Community of inquiry in the virtual classroom

Community of inquiry is a key pedagogical goal of the course. I do not think that teaching is all about delivering fixed knowledge. Rather, I believe that teaching should be a part of the collective learning process. To achieve this goal, I will deploy three interconnected activities for teaching, cognitive and social presence.

Teaching presence: a short lecture video will be a tool for teaching presence in the virtual classroom. The lecture will be brief (no more than 15 mins) given the challenge to maintain students concentration on a lecture “video.” Students will read the reading materials ahead, and a lecture video will be a chance to expand students’ understanding of the concepts, themes and debates from the readings. For example, in a week that we discuss about pornography and gender, a lecture video will introduce secondary materials including a blog post written by a college female student who works as a porn actor, a website that promote ‘pornography for women’ and an episode from Law and Order that is about a pornography and rape.
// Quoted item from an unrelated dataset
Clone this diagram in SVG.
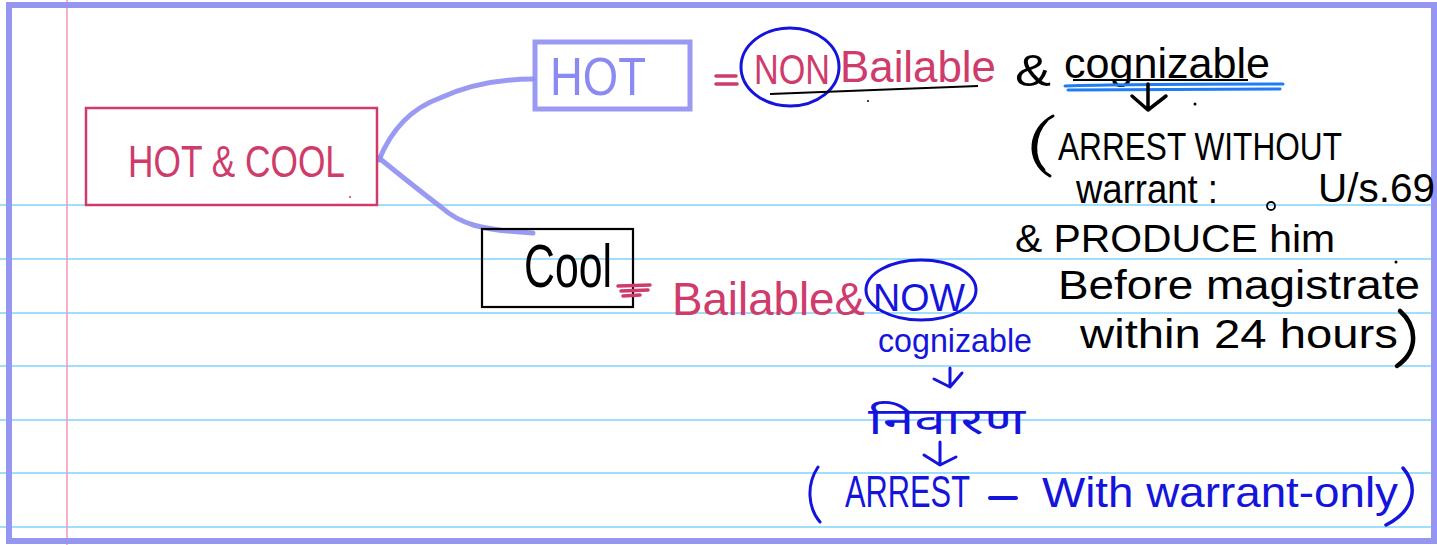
<svg xmlns="http://www.w3.org/2000/svg" width="1437" height="545" viewBox="0 0 1437 545">
  <style>
    text { font-family: "Liberation Sans", "Noto Sans", Arial, sans-serif; }
    .pink { fill: #cf3b6b; }
    .ink { fill: #000000; }
    .pen { fill: #1414dc; }
    .lav { fill: #8a8af2; }
    .rule { stroke: #7fd3fb; stroke-width: 1.5; }
    .conn { fill: none; stroke: #8f8ff3; stroke-width: 5; stroke-linecap: round; stroke-opacity: 0.9; }
    .stroke-ink { fill: none; stroke: #000; stroke-linecap: round; stroke-linejoin: round; }
    .stroke-pen { fill: none; stroke: #1414dc; stroke-linecap: round; stroke-linejoin: round; }
    .stroke-pink { fill: none; stroke: #cf3b6b; stroke-linecap: round; }
    .deva { font-family: "Noto Sans Devanagari", "Lohit Devanagari", "Noto Sans", "FreeSans", sans-serif; }
  </style>

  <!-- paper -->
  <rect x="0" y="0" width="1437" height="545" fill="#ffffff"/>
  <g id="ruling">
    <line class="rule" x1="0" y1="205" x2="1437" y2="205"/>
    <line class="rule" x1="0" y1="259" x2="1437" y2="259"/>
    <line class="rule" x1="0" y1="313" x2="1437" y2="313"/>
    <line class="rule" x1="0" y1="366" x2="1437" y2="366"/>
    <line class="rule" x1="0" y1="420" x2="1437" y2="420"/>
    <line class="rule" x1="0" y1="473" x2="1437" y2="473"/>
    <line class="rule" x1="0" y1="527" x2="1437" y2="527"/>
    <line x1="67" y1="0" x2="67" y2="545" stroke="#f597b4" stroke-width="1.5"/>
  </g>
  <rect x="9" y="5" width="1425" height="536" fill="none" stroke="#9595f2" stroke-width="6"/>

  <!-- connectors -->
  <g id="connectors">
    <path class="conn" d="M379 160 C392 128 412 108 440 98 C470 84 500 79 533 79"/>
    <path class="conn" d="M379 158 C400 175 425 195 441 207 C460 224 480 230 533 233"/>
  </g>

  <!-- root node -->
  <g id="node-hot-cool">
    <rect x="86" y="108" width="291" height="97" fill="none" stroke="#cf3b6b" stroke-width="2.5"/>
    <text class="pink" x="128" y="177" font-size="44" textLength="217" lengthAdjust="spacingAndGlyphs">HOT &amp; COOL</text>
    <circle cx="350" cy="197" r="1" fill="#cf3b6b"/>
  </g>

  <!-- hot node -->
  <g id="node-hot">
    <rect x="535" y="42" width="155" height="67" fill="none" stroke="#8f8ff3" stroke-width="5" stroke-opacity="0.9"/>
    <text class="lav" x="550" y="95" font-size="54" textLength="96" lengthAdjust="spacingAndGlyphs">HOT</text>
  </g>

  <!-- cool node -->
  <g id="node-cool">
    <rect x="482" y="229" width="151" height="78" fill="none" stroke="#000" stroke-width="2.2"/>
    <text class="ink" x="524" y="287" font-size="62" textLength="88" lengthAdjust="spacingAndGlyphs">Cool</text>
  </g>

  <!-- notes on hot -->
  <g id="note-hot">
    <path class="stroke-pink" d="M716 76 L736 76 M716 84 L737 84" stroke-width="3.5"/>
    <ellipse cx="790" cy="67" rx="49" ry="39" fill="none" stroke="#1414dc" stroke-width="3"/>
    <text class="pink" x="754" y="84" font-size="42" textLength="76" lengthAdjust="spacingAndGlyphs">NON</text>
    <text class="pink" x="840" y="82" font-size="44" textLength="156" lengthAdjust="spacingAndGlyphs">Bailable</text>
    <path d="M770 94 L978 86" fill="none" stroke="#000" stroke-width="2"/>
    <circle cx="868" cy="101" r="1" fill="#000"/>
    <text class="ink" x="1015" y="86" font-size="44" textLength="36" lengthAdjust="spacingAndGlyphs">&amp;</text>
    <text class="ink" x="1064" y="78" font-size="43" textLength="206" lengthAdjust="spacingAndGlyphs">cognizable</text>
    <path d="M1073 80 L1248 80" fill="none" stroke="#000" stroke-width="2"/>
    <path d="M1065 86 C1120 84 1230 84 1283 84 M1068 90 C1130 90 1220 89 1280 89" fill="none" stroke="#1e7cf5" stroke-width="3" stroke-linecap="round"/>
    <path class="stroke-ink" d="M1148 84 L1148 110 M1132 96 L1148 110 L1166 96" stroke-width="3.5"/>
    <circle cx="1195" cy="104" r="1.5" fill="#000"/>
    <path class="stroke-ink" d="M1053 116 C1030 128 1024 160 1050 176 M1047 120 C1033 135 1032 158 1044 170" stroke-width="3"/>
    <text class="ink" x="1058" y="160" font-size="38" textLength="284" lengthAdjust="spacingAndGlyphs">ARREST WITHOUT</text>
    <text class="ink" x="1076" y="203" font-size="40" textLength="142" lengthAdjust="spacingAndGlyphs">warrant :</text>
    <circle cx="1271" cy="206" r="4" fill="none" stroke="#000" stroke-width="1.8"/>
    <text class="ink" x="1318" y="202" font-size="40" textLength="117" lengthAdjust="spacingAndGlyphs">U/s.69</text>
    <text class="ink" x="1015" y="252" font-size="38" textLength="320" lengthAdjust="spacingAndGlyphs">&amp; PRODUCE him</text>
    <text class="ink" x="1058" y="299" font-size="40" textLength="362" lengthAdjust="spacingAndGlyphs">Before magistrate</text>
    <circle cx="1396" cy="262" r="1.5" fill="#000"/>
    <text class="ink" x="1080" y="348" font-size="40" textLength="318" lengthAdjust="spacingAndGlyphs">within 24 hours</text>
    <path class="stroke-ink" d="M1400 311 C1416 325 1420 350 1397 366" stroke-width="4.5"/>
  </g>

  <!-- notes on cool -->
  <g id="note-cool">
    <path class="stroke-pink" d="M618 286 L650 285 M621 291 L648 290 M623 296 L640 295" stroke-width="3.5"/>
    <text class="pink" x="672" y="315" font-size="46" textLength="193" lengthAdjust="spacingAndGlyphs">Bailable&amp;</text>
    <ellipse cx="921" cy="290" rx="55" ry="30" fill="none" stroke="#1414dc" stroke-width="3"/>
    <text class="pen" x="873" y="311" font-size="38" textLength="92" lengthAdjust="spacingAndGlyphs">NOW</text>
    <text class="pen" x="878" y="352" font-size="34" textLength="154" lengthAdjust="spacingAndGlyphs">cognizable</text>
    <path class="stroke-pen" d="M950 368 L950 387 M934 379 L950 387 L962 373" stroke-width="3"/>
    <text class="pen deva" x="868" y="434" font-size="36" textLength="157" lengthAdjust="spacingAndGlyphs">निवारण</text>
    <path class="stroke-pen" d="M940 442 L940 464 M924 455 L940 465 L956 457" stroke-width="3"/>
    <path class="stroke-pen" d="M818 467 C806 485 808 508 820 522" stroke-width="3"/>
    <text class="pen" x="845" y="507" font-size="44" textLength="125" lengthAdjust="spacingAndGlyphs">ARREST</text>
    <line x1="990" y1="498" x2="1016" y2="498" stroke="#1414dc" stroke-width="4" stroke-linecap="round"/>
    <text class="pen" x="1042" y="507" font-size="42" textLength="356" lengthAdjust="spacingAndGlyphs">With warrant-only</text>
    <path class="stroke-pen" d="M1403 468 C1418 485 1416 510 1386 525" stroke-width="3.5"/>
  </g>
</svg>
Such multi-media materials will promote students to develop, extend and contest their own thoughts about the topic discussed. Then, the lecture will end with one question, which would be a take-away “question.”

Cognitive presence: an analytical commentary, which follow a lecture video, will enable students to formulate their thoughts about the topic discussed. To make the assignment as an active learning process, I will ask them, for example, to visit the website for “pornography for women” and analyze the website in relation to political agendas that the website promotes such as women’s sexual desire, ethical porn production, diverse bodies and inclusive sexual acts.

Social presence: I will use an introductory voice thread and peer review responses to enhance social presence in my online teaching. An introductory voice will work to build a sense of community in the beginning of the course. In addition to basic information about themselves such as name, major, experience of previous women’s studies courses, etc., I will ask them some stories about themselves like something weird about themselves. My introductory voice thread will set up for a tone. Such stories will contribute to building a sense of community. More importantly, such stories will be an entry for me to present a direction of the course, which questions normativity and invites different ways of seeing, thinking and practicing. In addition to an introductory voice thread, peer review responses will encourage students to engage with each other throughout the course. I will assign two types of discussion in my online teaching: one type of discussion should include and speak to key concepts, themes, and debates of the weekly lessons, and the other kind would be more spontaneous and volunteer engagements among students without such references. Utilizing these two kinds of discussion, I seek to animate students’ engagements both in social and intellectual conversations.

Given an overwhelming amount of information that is available on the internet, I strongly believe that college leveled online teachings should encourage and work with students to make connections that include intellectual relationships among students, critical linkages between knowledge and their lived experience, and engagements in the world we live in. The principle of and techniques for community of inquiry mentioned above will strengthen students’ ability to think collectively, critically and creatively both in and beyond the classroom.

One Reply to “Community of inquiry in the virtual classroom”

  1. I love how you keep turning us away from the pitfalls of the banking model with your focus on collaborative learning. The integration of mini-lectures with analytical assignments look very promising here. With social presence, I’m curious what foundational work do you need to do to prepare students to work with the content as scholars? Do you find you need to discuss triggering content or design discussion rules in the course? I’m asking because I’m still trying to figure this out for myself when I teach “The Wife of Bath’s Tale” or “Goblin Market.”